> EXERCISE DETAILS: Copy out the data below from the line containing "What Plotly.js code" to the line containing "const traces = [];", both lines included, with all images left out.

> Records from a dataset:
· · · · ·
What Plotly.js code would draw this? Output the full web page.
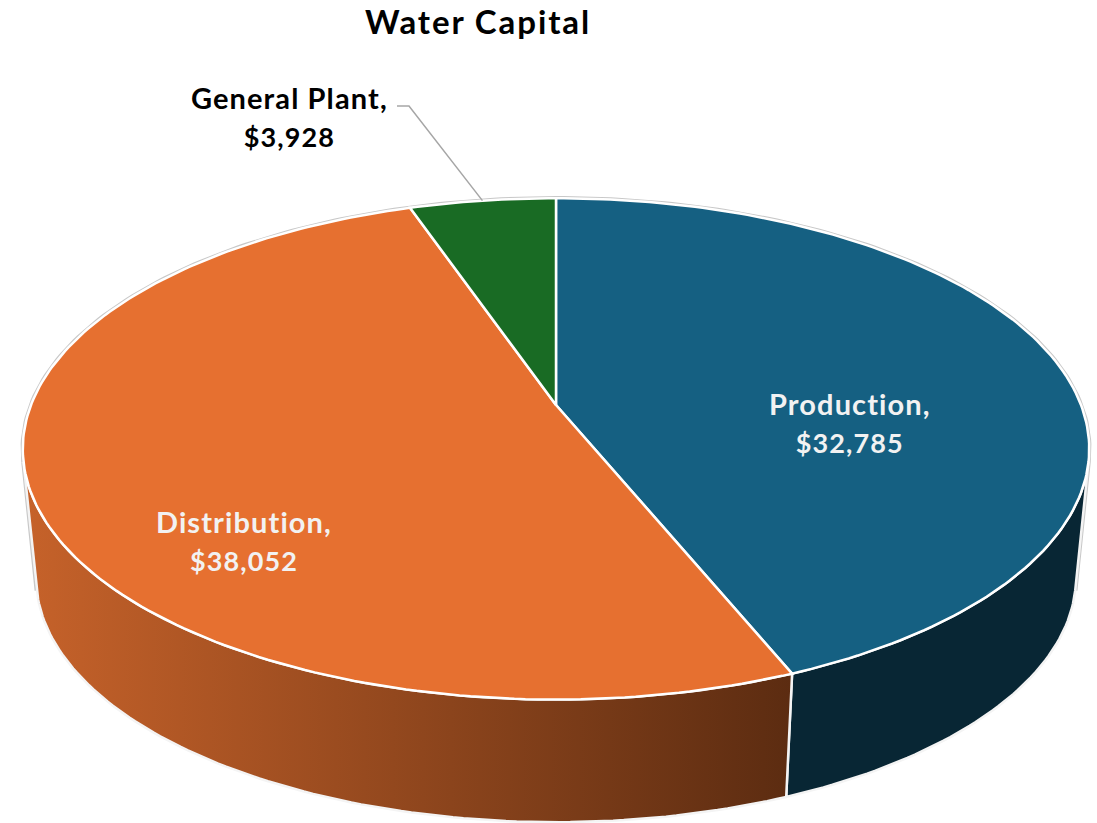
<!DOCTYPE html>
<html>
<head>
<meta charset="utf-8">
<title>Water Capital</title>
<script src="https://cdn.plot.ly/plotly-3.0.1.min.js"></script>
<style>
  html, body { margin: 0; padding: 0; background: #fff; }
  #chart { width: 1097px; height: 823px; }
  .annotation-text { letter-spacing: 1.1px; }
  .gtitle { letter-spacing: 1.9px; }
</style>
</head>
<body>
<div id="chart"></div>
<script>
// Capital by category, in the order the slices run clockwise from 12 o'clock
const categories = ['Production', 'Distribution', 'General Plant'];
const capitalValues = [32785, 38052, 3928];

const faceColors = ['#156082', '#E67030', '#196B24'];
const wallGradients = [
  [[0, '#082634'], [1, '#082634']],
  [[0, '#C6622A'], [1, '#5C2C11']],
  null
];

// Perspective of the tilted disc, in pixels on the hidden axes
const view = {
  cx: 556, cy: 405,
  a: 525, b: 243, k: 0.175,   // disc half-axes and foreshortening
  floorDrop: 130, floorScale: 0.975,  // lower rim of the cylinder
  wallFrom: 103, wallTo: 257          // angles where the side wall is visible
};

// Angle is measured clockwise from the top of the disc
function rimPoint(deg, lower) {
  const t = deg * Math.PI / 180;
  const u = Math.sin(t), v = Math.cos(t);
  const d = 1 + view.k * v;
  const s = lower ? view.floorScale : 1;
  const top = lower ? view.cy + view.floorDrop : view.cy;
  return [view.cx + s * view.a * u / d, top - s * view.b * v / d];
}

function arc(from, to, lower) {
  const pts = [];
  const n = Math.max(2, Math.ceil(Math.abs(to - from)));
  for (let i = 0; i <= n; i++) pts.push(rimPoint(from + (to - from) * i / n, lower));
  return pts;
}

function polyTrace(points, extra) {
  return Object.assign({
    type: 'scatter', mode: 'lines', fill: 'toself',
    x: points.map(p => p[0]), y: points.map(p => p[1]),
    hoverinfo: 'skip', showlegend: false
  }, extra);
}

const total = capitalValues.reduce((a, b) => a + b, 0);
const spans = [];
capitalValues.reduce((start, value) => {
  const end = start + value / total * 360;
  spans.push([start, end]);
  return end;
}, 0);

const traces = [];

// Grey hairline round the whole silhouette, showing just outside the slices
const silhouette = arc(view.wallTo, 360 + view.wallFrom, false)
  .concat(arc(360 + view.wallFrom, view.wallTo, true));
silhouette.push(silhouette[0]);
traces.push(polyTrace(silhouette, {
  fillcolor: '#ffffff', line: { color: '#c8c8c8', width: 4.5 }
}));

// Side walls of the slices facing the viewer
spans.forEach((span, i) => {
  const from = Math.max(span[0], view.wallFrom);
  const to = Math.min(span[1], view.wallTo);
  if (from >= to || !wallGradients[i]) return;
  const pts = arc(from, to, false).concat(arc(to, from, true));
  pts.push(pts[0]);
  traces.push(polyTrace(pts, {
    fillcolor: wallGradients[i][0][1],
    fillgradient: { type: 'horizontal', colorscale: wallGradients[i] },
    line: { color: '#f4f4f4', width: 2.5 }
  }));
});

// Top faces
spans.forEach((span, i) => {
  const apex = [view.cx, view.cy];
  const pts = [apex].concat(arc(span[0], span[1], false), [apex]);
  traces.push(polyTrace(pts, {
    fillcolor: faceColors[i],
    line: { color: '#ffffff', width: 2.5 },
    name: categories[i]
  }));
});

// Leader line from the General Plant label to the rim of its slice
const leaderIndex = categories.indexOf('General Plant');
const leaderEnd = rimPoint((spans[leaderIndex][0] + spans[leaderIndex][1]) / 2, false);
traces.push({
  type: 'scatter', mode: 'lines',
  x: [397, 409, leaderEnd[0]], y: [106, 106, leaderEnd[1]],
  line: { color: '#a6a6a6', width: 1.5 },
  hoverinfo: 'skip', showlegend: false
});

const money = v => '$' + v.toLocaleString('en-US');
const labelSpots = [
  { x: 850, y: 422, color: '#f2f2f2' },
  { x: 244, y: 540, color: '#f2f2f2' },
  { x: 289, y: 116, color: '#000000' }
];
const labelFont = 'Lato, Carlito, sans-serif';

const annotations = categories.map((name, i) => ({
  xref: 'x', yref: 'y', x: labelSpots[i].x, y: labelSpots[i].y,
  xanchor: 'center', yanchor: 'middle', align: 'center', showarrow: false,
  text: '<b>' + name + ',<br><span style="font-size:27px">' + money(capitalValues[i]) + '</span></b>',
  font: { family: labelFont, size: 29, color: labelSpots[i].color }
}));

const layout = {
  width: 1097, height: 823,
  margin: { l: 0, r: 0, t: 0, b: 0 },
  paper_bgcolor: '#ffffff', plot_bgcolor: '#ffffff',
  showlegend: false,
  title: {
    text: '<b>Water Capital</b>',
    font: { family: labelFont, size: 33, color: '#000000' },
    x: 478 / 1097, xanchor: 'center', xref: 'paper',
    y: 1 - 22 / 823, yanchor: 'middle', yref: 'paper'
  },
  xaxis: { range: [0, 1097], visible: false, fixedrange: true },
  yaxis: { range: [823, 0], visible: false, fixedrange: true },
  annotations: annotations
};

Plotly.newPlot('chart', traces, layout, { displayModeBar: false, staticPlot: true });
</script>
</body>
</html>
· · · · ·
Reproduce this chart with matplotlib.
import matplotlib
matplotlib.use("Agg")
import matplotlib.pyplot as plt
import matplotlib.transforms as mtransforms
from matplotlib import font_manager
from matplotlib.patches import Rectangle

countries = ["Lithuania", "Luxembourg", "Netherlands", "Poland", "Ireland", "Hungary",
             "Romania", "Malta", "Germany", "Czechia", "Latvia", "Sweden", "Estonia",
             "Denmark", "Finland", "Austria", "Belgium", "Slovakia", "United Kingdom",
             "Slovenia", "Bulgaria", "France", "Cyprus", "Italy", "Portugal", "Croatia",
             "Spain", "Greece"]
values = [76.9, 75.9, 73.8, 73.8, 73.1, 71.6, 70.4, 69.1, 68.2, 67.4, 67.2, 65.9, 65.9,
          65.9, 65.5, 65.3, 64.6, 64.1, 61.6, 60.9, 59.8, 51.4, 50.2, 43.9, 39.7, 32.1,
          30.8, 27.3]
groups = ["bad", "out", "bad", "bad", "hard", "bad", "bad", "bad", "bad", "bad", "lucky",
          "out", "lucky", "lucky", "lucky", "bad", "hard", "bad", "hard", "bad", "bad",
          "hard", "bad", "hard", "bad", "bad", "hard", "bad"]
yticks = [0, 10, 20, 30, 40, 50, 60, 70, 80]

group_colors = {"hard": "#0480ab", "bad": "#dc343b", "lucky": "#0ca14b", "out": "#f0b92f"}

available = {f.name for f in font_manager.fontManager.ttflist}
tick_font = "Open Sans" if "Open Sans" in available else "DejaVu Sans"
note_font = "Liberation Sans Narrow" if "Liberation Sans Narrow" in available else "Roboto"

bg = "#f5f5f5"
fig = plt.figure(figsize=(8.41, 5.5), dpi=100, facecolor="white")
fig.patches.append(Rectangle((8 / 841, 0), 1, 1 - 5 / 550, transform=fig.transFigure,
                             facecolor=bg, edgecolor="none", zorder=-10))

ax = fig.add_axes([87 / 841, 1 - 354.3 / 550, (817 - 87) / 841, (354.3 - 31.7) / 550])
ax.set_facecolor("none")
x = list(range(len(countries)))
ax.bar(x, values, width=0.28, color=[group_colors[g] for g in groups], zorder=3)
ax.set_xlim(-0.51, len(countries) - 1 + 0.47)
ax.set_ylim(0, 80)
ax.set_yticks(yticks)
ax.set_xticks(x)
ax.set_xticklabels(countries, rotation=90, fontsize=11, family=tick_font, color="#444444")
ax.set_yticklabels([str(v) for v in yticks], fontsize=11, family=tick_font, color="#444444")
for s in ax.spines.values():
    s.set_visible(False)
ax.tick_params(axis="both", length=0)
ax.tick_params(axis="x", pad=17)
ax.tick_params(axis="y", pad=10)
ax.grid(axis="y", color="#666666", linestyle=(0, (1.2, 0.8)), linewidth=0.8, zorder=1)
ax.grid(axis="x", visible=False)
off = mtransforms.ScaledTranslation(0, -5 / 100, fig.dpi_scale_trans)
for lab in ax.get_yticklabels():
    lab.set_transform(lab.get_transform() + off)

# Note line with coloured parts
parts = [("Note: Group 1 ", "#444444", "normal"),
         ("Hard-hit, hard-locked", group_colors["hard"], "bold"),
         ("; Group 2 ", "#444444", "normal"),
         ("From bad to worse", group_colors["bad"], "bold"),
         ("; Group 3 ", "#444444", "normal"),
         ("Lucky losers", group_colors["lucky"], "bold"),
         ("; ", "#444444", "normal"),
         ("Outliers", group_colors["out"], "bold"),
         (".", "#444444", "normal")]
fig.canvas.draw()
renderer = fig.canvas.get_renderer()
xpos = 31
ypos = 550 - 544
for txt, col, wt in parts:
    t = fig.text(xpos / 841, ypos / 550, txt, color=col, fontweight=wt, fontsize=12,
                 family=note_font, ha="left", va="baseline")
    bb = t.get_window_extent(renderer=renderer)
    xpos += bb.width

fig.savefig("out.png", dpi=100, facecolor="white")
· · · · ·
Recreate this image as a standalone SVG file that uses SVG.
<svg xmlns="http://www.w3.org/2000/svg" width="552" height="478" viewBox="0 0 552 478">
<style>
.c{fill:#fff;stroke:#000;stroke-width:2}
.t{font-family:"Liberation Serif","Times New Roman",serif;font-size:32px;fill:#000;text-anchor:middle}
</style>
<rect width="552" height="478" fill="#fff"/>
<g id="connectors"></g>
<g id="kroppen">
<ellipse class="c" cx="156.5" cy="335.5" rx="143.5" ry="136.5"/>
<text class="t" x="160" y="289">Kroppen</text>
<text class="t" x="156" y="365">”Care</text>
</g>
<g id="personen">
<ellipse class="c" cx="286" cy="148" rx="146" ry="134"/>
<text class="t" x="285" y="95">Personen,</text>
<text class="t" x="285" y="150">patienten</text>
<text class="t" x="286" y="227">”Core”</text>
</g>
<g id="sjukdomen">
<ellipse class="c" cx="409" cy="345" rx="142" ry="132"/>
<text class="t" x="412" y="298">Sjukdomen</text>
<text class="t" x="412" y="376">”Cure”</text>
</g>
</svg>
· · · · ·
> EXERCISE SOLUTION:
What Plotly.js code would draw this? Output the full web page.
<!DOCTYPE html>
<html>
<head>
<meta charset="utf-8">
<title>Water Capital</title>
<script src="https://cdn.plot.ly/plotly-3.0.1.min.js"></script>
<style>
  html, body { margin: 0; padding: 0; background: #fff; }
  #chart { width: 1097px; height: 823px; }
  .annotation-text { letter-spacing: 1.1px; }
  .gtitle { letter-spacing: 1.9px; }
</style>
</head>
<body>
<div id="chart"></div>
<script>
// Capital by category, in the order the slices run clockwise from 12 o'clock
const categories = ['Production', 'Distribution', 'General Plant'];
const capitalValues = [32785, 38052, 3928];

const faceColors = ['#156082', '#E67030', '#196B24'];
const wallGradients = [
  [[0, '#082634'], [1, '#082634']],
  [[0, '#C6622A'], [1, '#5C2C11']],
  null
];

// Perspective of the tilted disc, in pixels on the hidden axes
const view = {
  cx: 556, cy: 405,
  a: 525, b: 243, k: 0.175,   // disc half-axes and foreshortening
  floorDrop: 130, floorScale: 0.975,  // lower rim of the cylinder
  wallFrom: 103, wallTo: 257          // angles where the side wall is visible
};

// Angle is measured clockwise from the top of the disc
function rimPoint(deg, lower) {
  const t = deg * Math.PI / 180;
  const u = Math.sin(t), v = Math.cos(t);
  const d = 1 + view.k * v;
  const s = lower ? view.floorScale : 1;
  const top = lower ? view.cy + view.floorDrop : view.cy;
  return [view.cx + s * view.a * u / d, top - s * view.b * v / d];
}

function arc(from, to, lower) {
  const pts = [];
  const n = Math.max(2, Math.ceil(Math.abs(to - from)));
  for (let i = 0; i <= n; i++) pts.push(rimPoint(from + (to - from) * i / n, lower));
  return pts;
}

function polyTrace(points, extra) {
  return Object.assign({
    type: 'scatter', mode: 'lines', fill: 'toself',
    x: points.map(p => p[0]), y: points.map(p => p[1]),
    hoverinfo: 'skip', showlegend: false
  }, extra);
}

const total = capitalValues.reduce((a, b) => a + b, 0);
const spans = [];
capitalValues.reduce((start, value) => {
  const end = start + value / total * 360;
  spans.push([start, end]);
  return end;
}, 0);

const traces = [];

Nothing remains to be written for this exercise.